___ PROVIDED DATA

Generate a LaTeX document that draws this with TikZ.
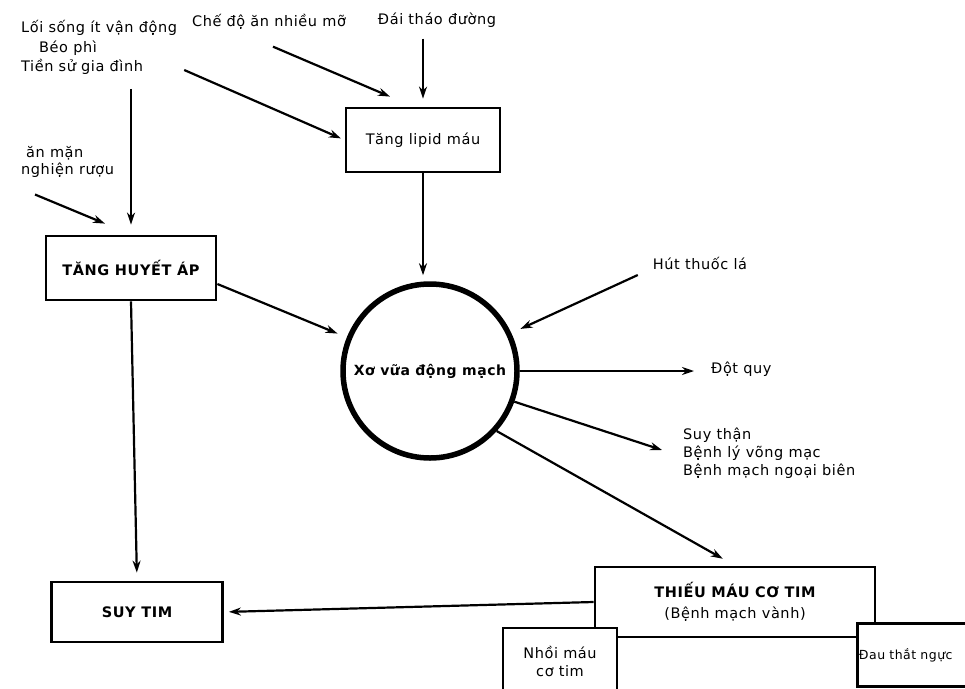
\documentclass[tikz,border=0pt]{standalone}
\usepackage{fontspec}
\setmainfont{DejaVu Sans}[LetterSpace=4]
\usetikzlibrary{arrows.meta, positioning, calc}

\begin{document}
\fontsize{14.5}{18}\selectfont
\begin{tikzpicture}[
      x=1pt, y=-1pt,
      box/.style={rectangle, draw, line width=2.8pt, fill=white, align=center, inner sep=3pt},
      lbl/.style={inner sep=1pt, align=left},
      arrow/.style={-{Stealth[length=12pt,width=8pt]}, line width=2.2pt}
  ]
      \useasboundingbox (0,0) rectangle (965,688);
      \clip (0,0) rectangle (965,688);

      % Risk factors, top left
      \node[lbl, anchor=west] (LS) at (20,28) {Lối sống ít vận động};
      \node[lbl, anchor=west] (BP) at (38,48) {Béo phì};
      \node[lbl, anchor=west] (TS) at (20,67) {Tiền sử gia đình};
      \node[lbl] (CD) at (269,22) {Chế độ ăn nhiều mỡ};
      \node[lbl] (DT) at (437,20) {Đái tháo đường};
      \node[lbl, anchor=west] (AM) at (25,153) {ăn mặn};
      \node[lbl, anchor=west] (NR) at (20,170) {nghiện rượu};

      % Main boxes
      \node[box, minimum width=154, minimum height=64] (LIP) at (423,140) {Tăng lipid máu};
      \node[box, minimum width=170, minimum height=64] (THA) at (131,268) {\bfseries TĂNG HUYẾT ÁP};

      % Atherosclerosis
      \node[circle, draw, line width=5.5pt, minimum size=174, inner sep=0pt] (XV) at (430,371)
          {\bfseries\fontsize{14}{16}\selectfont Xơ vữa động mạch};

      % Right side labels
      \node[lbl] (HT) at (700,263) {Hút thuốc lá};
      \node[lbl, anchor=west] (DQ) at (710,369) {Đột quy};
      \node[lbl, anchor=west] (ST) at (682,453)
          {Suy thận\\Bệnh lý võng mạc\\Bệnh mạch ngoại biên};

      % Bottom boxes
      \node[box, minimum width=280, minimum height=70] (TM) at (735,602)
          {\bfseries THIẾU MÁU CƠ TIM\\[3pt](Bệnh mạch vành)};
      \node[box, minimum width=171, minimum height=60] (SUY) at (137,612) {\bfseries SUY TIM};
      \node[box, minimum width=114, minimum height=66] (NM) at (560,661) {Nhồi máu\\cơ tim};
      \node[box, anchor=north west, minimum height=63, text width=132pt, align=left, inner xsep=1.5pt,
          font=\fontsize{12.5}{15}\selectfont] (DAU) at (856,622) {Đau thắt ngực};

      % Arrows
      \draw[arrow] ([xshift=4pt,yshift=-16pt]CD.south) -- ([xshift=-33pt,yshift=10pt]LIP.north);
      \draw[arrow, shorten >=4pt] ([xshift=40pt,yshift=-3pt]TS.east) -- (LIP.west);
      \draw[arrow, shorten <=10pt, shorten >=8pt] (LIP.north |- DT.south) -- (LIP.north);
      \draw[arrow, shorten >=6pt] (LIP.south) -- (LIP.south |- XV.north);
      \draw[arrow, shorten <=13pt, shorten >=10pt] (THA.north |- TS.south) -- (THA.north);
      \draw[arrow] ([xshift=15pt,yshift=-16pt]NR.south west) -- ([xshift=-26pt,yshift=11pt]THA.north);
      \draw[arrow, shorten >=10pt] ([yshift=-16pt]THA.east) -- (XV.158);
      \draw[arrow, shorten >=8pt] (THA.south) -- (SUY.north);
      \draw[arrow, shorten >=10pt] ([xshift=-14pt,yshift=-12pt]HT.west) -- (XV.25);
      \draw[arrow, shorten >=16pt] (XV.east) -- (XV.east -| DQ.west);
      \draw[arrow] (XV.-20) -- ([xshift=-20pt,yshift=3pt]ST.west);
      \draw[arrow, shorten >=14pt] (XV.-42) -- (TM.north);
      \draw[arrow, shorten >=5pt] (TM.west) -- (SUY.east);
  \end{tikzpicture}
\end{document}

______

> _DIRECTION_: Quote the material in full and exactly; do not carry over its pictures.

> _RESPONSE TO THE EXERCISE_:
Generate a LaTeX document that draws this with TikZ.
\documentclass[tikz,border=0pt]{standalone}
\usepackage{fontspec}
\setmainfont{DejaVu Sans}[LetterSpace=4]
\usetikzlibrary{arrows.meta, positioning, calc}

\begin{document}
\fontsize{14.5}{18}\selectfont
\begin{tikzpicture}[
      x=1pt, y=-1pt,
      box/.style={rectangle, draw, line width=2.8pt, fill=white, align=center, inner sep=3pt},
      lbl/.style={inner sep=1pt, align=left},
      arrow/.style={-{Stealth[length=12pt,width=8pt]}, line width=2.2pt}
  ]
      \useasboundingbox (0,0) rectangle (965,688);
      \clip (0,0) rectangle (965,688);

      % Risk factors, top left
      \node[lbl, anchor=west] (LS) at (20,28) {Lối sống ít vận động};
      \node[lbl, anchor=west] (BP) at (38,48) {Béo phì};
      \node[lbl, anchor=west] (TS) at (20,67) {Tiền sử gia đình};
      \node[lbl] (CD) at (269,22) {Chế độ ăn nhiều mỡ};
      \node[lbl] (DT) at (437,20) {Đái tháo đường};
      \node[lbl, anchor=west] (AM) at (25,153) {ăn mặn};
      \node[lbl, anchor=west] (NR) at (20,170) {nghiện rượu};

      % Main boxes
      \node[box, minimum width=154, minimum height=64] (LIP) at (423,140) {Tăng lipid máu};
      \node[box, minimum width=170, minimum height=64] (THA) at (131,268) {\bfseries TĂNG HUYẾT ÁP};

      % Atherosclerosis
      \node[circle, draw, line width=5.5pt, minimum size=174, inner sep=0pt] (XV) at (430,371)
          {\bfseries\fontsize{14}{16}\selectfont Xơ vữa động mạch};

      % Right side labels
      \node[lbl] (HT) at (700,263) {Hút thuốc lá};
      \node[lbl, anchor=west] (DQ) at (710,369) {Đột quy};
      \node[lbl, anchor=west] (ST) at (682,453)
          {Suy thận\\Bệnh lý võng mạc\\Bệnh mạch ngoại biên};

      % Bottom boxes
      \node[box, minimum width=280, minimum height=70] (TM) at (735,602)
          {\bfseries THIẾU MÁU CƠ TIM\\[3pt](Bệnh mạch vành)};
      \node[box, minimum width=171, minimum height=60] (SUY) at (137,612) {\bfseries SUY TIM};
      \node[box, minimum width=114, minimum height=66] (NM) at (560,661) {Nhồi máu\\cơ tim};
      \node[box, anchor=north west, minimum height=63, text width=132pt, align=left, inner xsep=1.5pt,
          font=\fontsize{12.5}{15}\selectfont] (DAU) at (856,622) {Đau thắt ngực};

      % Arrows
      \draw[arrow] ([xshift=4pt,yshift=-16pt]CD.south) -- ([xshift=-33pt,yshift=10pt]LIP.north);
      \draw[arrow, shorten >=4pt] ([xshift=40pt,yshift=-3pt]TS.east) -- (LIP.west);
      \draw[arrow, shorten <=10pt, shorten >=8pt] (LIP.north |- DT.south) -- (LIP.north);
      \draw[arrow, shorten >=6pt] (LIP.south) -- (LIP.south |- XV.north);
      \draw[arrow, shorten <=13pt, shorten >=10pt] (THA.north |- TS.south) -- (THA.north);
      \draw[arrow] ([xshift=15pt,yshift=-16pt]NR.south west) -- ([xshift=-26pt,yshift=11pt]THA.north);
      \draw[arrow, shorten >=10pt] ([yshift=-16pt]THA.east) -- (XV.158);
      \draw[arrow, shorten >=8pt] (THA.south) -- (SUY.north);
      \draw[arrow, shorten >=10pt] ([xshift=-14pt,yshift=-12pt]HT.west) -- (XV.25);
      \draw[arrow, shorten >=16pt] (XV.east) -- (XV.east -| DQ.west);
      \draw[arrow] (XV.-20) -- ([xshift=-20pt,yshift=3pt]ST.west);
      \draw[arrow, shorten >=14pt] (XV.-42) -- (TM.north);
      \draw[arrow, shorten >=5pt] (TM.west) -- (SUY.east);
  \end{tikzpicture}
\end{document}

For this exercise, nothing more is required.